GIVEN DATA
▬▬▬▬▬▬▬▬▬▬
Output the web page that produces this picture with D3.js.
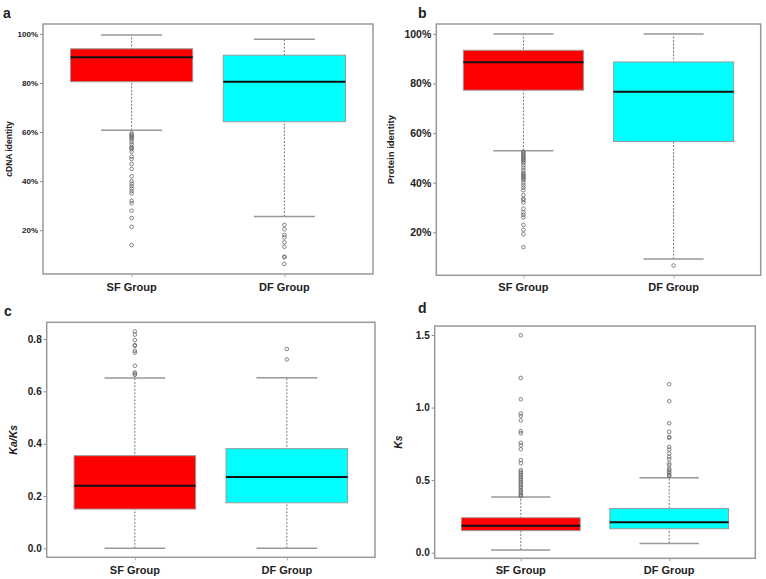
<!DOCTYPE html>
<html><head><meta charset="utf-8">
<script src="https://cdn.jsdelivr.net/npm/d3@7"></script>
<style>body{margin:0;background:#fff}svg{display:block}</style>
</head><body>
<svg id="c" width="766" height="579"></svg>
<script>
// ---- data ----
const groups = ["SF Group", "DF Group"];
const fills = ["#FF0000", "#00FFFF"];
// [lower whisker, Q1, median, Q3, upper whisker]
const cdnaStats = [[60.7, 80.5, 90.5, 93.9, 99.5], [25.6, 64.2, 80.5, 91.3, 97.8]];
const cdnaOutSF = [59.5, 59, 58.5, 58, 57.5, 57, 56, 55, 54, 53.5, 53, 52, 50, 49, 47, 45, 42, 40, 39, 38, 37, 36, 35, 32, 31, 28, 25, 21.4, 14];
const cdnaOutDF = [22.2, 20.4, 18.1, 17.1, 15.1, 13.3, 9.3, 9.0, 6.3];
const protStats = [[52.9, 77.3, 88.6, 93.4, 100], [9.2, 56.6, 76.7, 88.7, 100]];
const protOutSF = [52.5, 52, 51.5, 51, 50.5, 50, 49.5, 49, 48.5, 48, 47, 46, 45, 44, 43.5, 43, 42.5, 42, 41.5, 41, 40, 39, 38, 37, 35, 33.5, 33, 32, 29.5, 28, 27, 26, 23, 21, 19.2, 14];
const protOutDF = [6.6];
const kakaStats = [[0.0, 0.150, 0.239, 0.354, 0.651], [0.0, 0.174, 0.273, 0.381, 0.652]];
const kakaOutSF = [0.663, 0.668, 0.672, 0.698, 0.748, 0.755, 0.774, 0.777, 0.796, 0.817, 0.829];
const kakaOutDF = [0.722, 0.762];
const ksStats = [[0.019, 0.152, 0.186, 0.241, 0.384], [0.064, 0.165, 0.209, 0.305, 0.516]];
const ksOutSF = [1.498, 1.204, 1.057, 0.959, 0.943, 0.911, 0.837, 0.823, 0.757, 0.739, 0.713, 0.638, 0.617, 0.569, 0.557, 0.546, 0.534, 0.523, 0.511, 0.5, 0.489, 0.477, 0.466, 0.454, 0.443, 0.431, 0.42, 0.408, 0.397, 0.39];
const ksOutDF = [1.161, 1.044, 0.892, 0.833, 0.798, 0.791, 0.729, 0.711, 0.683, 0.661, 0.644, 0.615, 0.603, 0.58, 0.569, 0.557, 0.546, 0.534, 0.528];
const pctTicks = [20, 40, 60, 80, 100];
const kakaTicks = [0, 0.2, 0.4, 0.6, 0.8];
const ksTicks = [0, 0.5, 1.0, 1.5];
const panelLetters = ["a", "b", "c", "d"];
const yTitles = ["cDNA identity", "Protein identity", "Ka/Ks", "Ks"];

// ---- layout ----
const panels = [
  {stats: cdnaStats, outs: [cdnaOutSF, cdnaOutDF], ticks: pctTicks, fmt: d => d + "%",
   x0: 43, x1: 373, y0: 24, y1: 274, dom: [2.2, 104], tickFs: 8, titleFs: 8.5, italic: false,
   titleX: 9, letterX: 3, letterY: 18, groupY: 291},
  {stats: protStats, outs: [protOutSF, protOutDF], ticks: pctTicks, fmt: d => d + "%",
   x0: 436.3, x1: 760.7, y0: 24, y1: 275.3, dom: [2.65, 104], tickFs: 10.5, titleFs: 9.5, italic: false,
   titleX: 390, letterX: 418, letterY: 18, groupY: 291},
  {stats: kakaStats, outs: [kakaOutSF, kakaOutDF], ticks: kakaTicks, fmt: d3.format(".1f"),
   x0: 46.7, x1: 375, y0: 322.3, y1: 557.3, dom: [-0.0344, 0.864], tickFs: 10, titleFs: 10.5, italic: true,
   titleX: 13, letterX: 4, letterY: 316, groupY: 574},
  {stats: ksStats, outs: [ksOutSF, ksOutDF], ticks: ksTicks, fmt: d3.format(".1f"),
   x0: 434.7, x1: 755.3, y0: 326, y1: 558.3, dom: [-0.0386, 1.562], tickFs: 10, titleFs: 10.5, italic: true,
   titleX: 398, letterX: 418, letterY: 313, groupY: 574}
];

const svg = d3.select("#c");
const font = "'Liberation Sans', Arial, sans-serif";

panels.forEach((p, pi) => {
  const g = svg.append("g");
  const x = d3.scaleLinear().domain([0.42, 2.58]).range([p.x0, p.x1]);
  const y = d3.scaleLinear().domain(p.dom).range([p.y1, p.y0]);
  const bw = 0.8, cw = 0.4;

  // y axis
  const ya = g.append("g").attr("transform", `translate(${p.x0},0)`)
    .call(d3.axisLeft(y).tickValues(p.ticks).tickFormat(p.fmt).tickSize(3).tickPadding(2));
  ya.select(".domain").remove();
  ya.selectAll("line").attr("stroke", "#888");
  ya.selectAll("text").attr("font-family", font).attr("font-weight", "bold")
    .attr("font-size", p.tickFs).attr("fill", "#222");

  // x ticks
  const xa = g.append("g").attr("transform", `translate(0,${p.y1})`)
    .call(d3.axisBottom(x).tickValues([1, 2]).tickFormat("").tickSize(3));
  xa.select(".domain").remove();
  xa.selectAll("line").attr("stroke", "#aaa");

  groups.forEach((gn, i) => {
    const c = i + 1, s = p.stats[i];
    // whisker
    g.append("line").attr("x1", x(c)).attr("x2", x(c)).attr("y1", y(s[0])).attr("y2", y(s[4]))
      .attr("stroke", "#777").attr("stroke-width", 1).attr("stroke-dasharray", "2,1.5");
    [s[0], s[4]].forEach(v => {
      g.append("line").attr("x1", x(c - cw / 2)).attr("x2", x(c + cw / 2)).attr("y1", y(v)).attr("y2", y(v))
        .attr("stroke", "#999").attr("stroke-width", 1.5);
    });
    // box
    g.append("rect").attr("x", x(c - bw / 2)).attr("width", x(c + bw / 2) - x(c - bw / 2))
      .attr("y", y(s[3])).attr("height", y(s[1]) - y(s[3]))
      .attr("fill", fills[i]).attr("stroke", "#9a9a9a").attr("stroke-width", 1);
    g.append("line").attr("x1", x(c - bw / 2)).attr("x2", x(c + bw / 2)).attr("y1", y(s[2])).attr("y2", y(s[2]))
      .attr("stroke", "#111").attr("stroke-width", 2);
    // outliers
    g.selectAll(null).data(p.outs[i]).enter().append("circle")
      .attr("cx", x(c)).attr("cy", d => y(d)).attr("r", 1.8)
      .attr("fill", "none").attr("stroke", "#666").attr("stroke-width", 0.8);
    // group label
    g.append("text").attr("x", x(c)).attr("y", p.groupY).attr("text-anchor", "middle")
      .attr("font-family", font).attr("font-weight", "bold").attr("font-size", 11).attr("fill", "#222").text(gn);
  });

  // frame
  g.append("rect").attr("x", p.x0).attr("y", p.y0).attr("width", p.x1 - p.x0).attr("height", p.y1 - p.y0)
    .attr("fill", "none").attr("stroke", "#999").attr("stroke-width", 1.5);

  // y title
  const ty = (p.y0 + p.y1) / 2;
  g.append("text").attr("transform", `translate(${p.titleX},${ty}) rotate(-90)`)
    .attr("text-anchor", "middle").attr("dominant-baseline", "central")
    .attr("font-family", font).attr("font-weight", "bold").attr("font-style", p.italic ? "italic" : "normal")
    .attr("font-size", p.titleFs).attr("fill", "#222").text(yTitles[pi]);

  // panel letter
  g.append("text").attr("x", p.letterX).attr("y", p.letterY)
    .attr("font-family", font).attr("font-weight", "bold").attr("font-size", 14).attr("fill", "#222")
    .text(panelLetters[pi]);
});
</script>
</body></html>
▬▬▬▬▬▬▬▬▬▬
TO BE DONE
Each line of the material must be retyped exactly, except that images are omitted.

OUTPUT BELOW
Output the web page that produces this picture with D3.js.
<!DOCTYPE html>
<html><head><meta charset="utf-8">
<script src="https://cdn.jsdelivr.net/npm/d3@7"></script>
<style>body{margin:0;background:#fff}svg{display:block}</style>
</head><body>
<svg id="c" width="766" height="579"></svg>
<script>
// ---- data ----
const groups = ["SF Group", "DF Group"];
const fills = ["#FF0000", "#00FFFF"];
// [lower whisker, Q1, median, Q3, upper whisker]
const cdnaStats = [[60.7, 80.5, 90.5, 93.9, 99.5], [25.6, 64.2, 80.5, 91.3, 97.8]];
const cdnaOutSF = [59.5, 59, 58.5, 58, 57.5, 57, 56, 55, 54, 53.5, 53, 52, 50, 49, 47, 45, 42, 40, 39, 38, 37, 36, 35, 32, 31, 28, 25, 21.4, 14];
const cdnaOutDF = [22.2, 20.4, 18.1, 17.1, 15.1, 13.3, 9.3, 9.0, 6.3];
const protStats = [[52.9, 77.3, 88.6, 93.4, 100], [9.2, 56.6, 76.7, 88.7, 100]];
const protOutSF = [52.5, 52, 51.5, 51, 50.5, 50, 49.5, 49, 48.5, 48, 47, 46, 45, 44, 43.5, 43, 42.5, 42, 41.5, 41, 40, 39, 38, 37, 35, 33.5, 33, 32, 29.5, 28, 27, 26, 23, 21, 19.2, 14];
const protOutDF = [6.6];
const kakaStats = [[0.0, 0.150, 0.239, 0.354, 0.651], [0.0, 0.174, 0.273, 0.381, 0.652]];
const kakaOutSF = [0.663, 0.668, 0.672, 0.698, 0.748, 0.755, 0.774, 0.777, 0.796, 0.817, 0.829];
const kakaOutDF = [0.722, 0.762];
const ksStats = [[0.019, 0.152, 0.186, 0.241, 0.384], [0.064, 0.165, 0.209, 0.305, 0.516]];
const ksOutSF = [1.498, 1.204, 1.057, 0.959, 0.943, 0.911, 0.837, 0.823, 0.757, 0.739, 0.713, 0.638, 0.617, 0.569, 0.557, 0.546, 0.534, 0.523, 0.511, 0.5, 0.489, 0.477, 0.466, 0.454, 0.443, 0.431, 0.42, 0.408, 0.397, 0.39];
const ksOutDF = [1.161, 1.044, 0.892, 0.833, 0.798, 0.791, 0.729, 0.711, 0.683, 0.661, 0.644, 0.615, 0.603, 0.58, 0.569, 0.557, 0.546, 0.534, 0.528];
const pctTicks = [20, 40, 60, 80, 100];
const kakaTicks = [0, 0.2, 0.4, 0.6, 0.8];
const ksTicks = [0, 0.5, 1.0, 1.5];
const panelLetters = ["a", "b", "c", "d"];
const yTitles = ["cDNA identity", "Protein identity", "Ka/Ks", "Ks"];

// ---- layout ----
const panels = [
  {stats: cdnaStats, outs: [cdnaOutSF, cdnaOutDF], ticks: pctTicks, fmt: d => d + "%",
   x0: 43, x1: 373, y0: 24, y1: 274, dom: [2.2, 104], tickFs: 8, titleFs: 8.5, italic: false,
   titleX: 9, letterX: 3, letterY: 18, groupY: 291},
  {stats: protStats, outs: [protOutSF, protOutDF], ticks: pctTicks, fmt: d => d + "%",
   x0: 436.3, x1: 760.7, y0: 24, y1: 275.3, dom: [2.65, 104], tickFs: 10.5, titleFs: 9.5, italic: false,
   titleX: 390, letterX: 418, letterY: 18, groupY: 291},
  {stats: kakaStats, outs: [kakaOutSF, kakaOutDF], ticks: kakaTicks, fmt: d3.format(".1f"),
   x0: 46.7, x1: 375, y0: 322.3, y1: 557.3, dom: [-0.0344, 0.864], tickFs: 10, titleFs: 10.5, italic: true,
   titleX: 13, letterX: 4, letterY: 316, groupY: 574},
  {stats: ksStats, outs: [ksOutSF, ksOutDF], ticks: ksTicks, fmt: d3.format(".1f"),
   x0: 434.7, x1: 755.3, y0: 326, y1: 558.3, dom: [-0.0386, 1.562], tickFs: 10, titleFs: 10.5, italic: true,
   titleX: 398, letterX: 418, letterY: 313, groupY: 574}
];

const svg = d3.select("#c");
const font = "'Liberation Sans', Arial, sans-serif";

panels.forEach((p, pi) => {
  const g = svg.append("g");
  const x = d3.scaleLinear().domain([0.42, 2.58]).range([p.x0, p.x1]);
  const y = d3.scaleLinear().domain(p.dom).range([p.y1, p.y0]);
  const bw = 0.8, cw = 0.4;

  // y axis
  const ya = g.append("g").attr("transform", `translate(${p.x0},0)`)
    .call(d3.axisLeft(y).tickValues(p.ticks).tickFormat(p.fmt).tickSize(3).tickPadding(2));
  ya.select(".domain").remove();
  ya.selectAll("line").attr("stroke", "#888");
  ya.selectAll("text").attr("font-family", font).attr("font-weight", "bold")
    .attr("font-size", p.tickFs).attr("fill", "#222");

  // x ticks
  const xa = g.append("g").attr("transform", `translate(0,${p.y1})`)
    .call(d3.axisBottom(x).tickValues([1, 2]).tickFormat("").tickSize(3));
  xa.select(".domain").remove();
  xa.selectAll("line").attr("stroke", "#aaa");

  groups.forEach((gn, i) => {
    const c = i + 1, s = p.stats[i];
    // whisker
    g.append("line").attr("x1", x(c)).attr("x2", x(c)).attr("y1", y(s[0])).attr("y2", y(s[4]))
      .attr("stroke", "#777").attr("stroke-width", 1).attr("stroke-dasharray", "2,1.5");
    [s[0], s[4]].forEach(v => {
      g.append("line").attr("x1", x(c - cw / 2)).attr("x2", x(c + cw / 2)).attr("y1", y(v)).attr("y2", y(v))
        .attr("stroke", "#999").attr("stroke-width", 1.5);
    });
    // box
    g.append("rect").attr("x", x(c - bw / 2)).attr("width", x(c + bw / 2) - x(c - bw / 2))
      .attr("y", y(s[3])).attr("height", y(s[1]) - y(s[3]))
      .attr("fill", fills[i]).attr("stroke", "#9a9a9a").attr("stroke-width", 1);
    g.append("line").attr("x1", x(c - bw / 2)).attr("x2", x(c + bw / 2)).attr("y1", y(s[2])).attr("y2", y(s[2]))
      .attr("stroke", "#111").attr("stroke-width", 2);
    // outliers
    g.selectAll(null).data(p.outs[i]).enter().append("circle")
      .attr("cx", x(c)).attr("cy", d => y(d)).attr("r", 1.8)
      .attr("fill", "none").attr("stroke", "#666").attr("stroke-width", 0.8);
    // group label
    g.append("text").attr("x", x(c)).attr("y", p.groupY).attr("text-anchor", "middle")
      .attr("font-family", font).attr("font-weight", "bold").attr("font-size", 11).attr("fill", "#222").text(gn);
  });

  // frame
  g.append("rect").attr("x", p.x0).attr("y", p.y0).attr("width", p.x1 - p.x0).attr("height", p.y1 - p.y0)
    .attr("fill", "none").attr("stroke", "#999").attr("stroke-width", 1.5);

  // y title
  const ty = (p.y0 + p.y1) / 2;
  g.append("text").attr("transform", `translate(${p.titleX},${ty}) rotate(-90)`)
    .attr("text-anchor", "middle").attr("dominant-baseline", "central")
    .attr("font-family", font).attr("font-weight", "bold").attr("font-style", p.italic ? "italic" : "normal")
    .attr("font-size", p.titleFs).attr("fill", "#222").text(yTitles[pi]);

  // panel letter
  g.append("text").attr("x", p.letterX).attr("y", p.letterY)
    .attr("font-family", font).attr("font-weight", "bold").attr("font-size", 14).attr("fill", "#222")
    .text(panelLetters[pi]);
});
</script>
</body></html>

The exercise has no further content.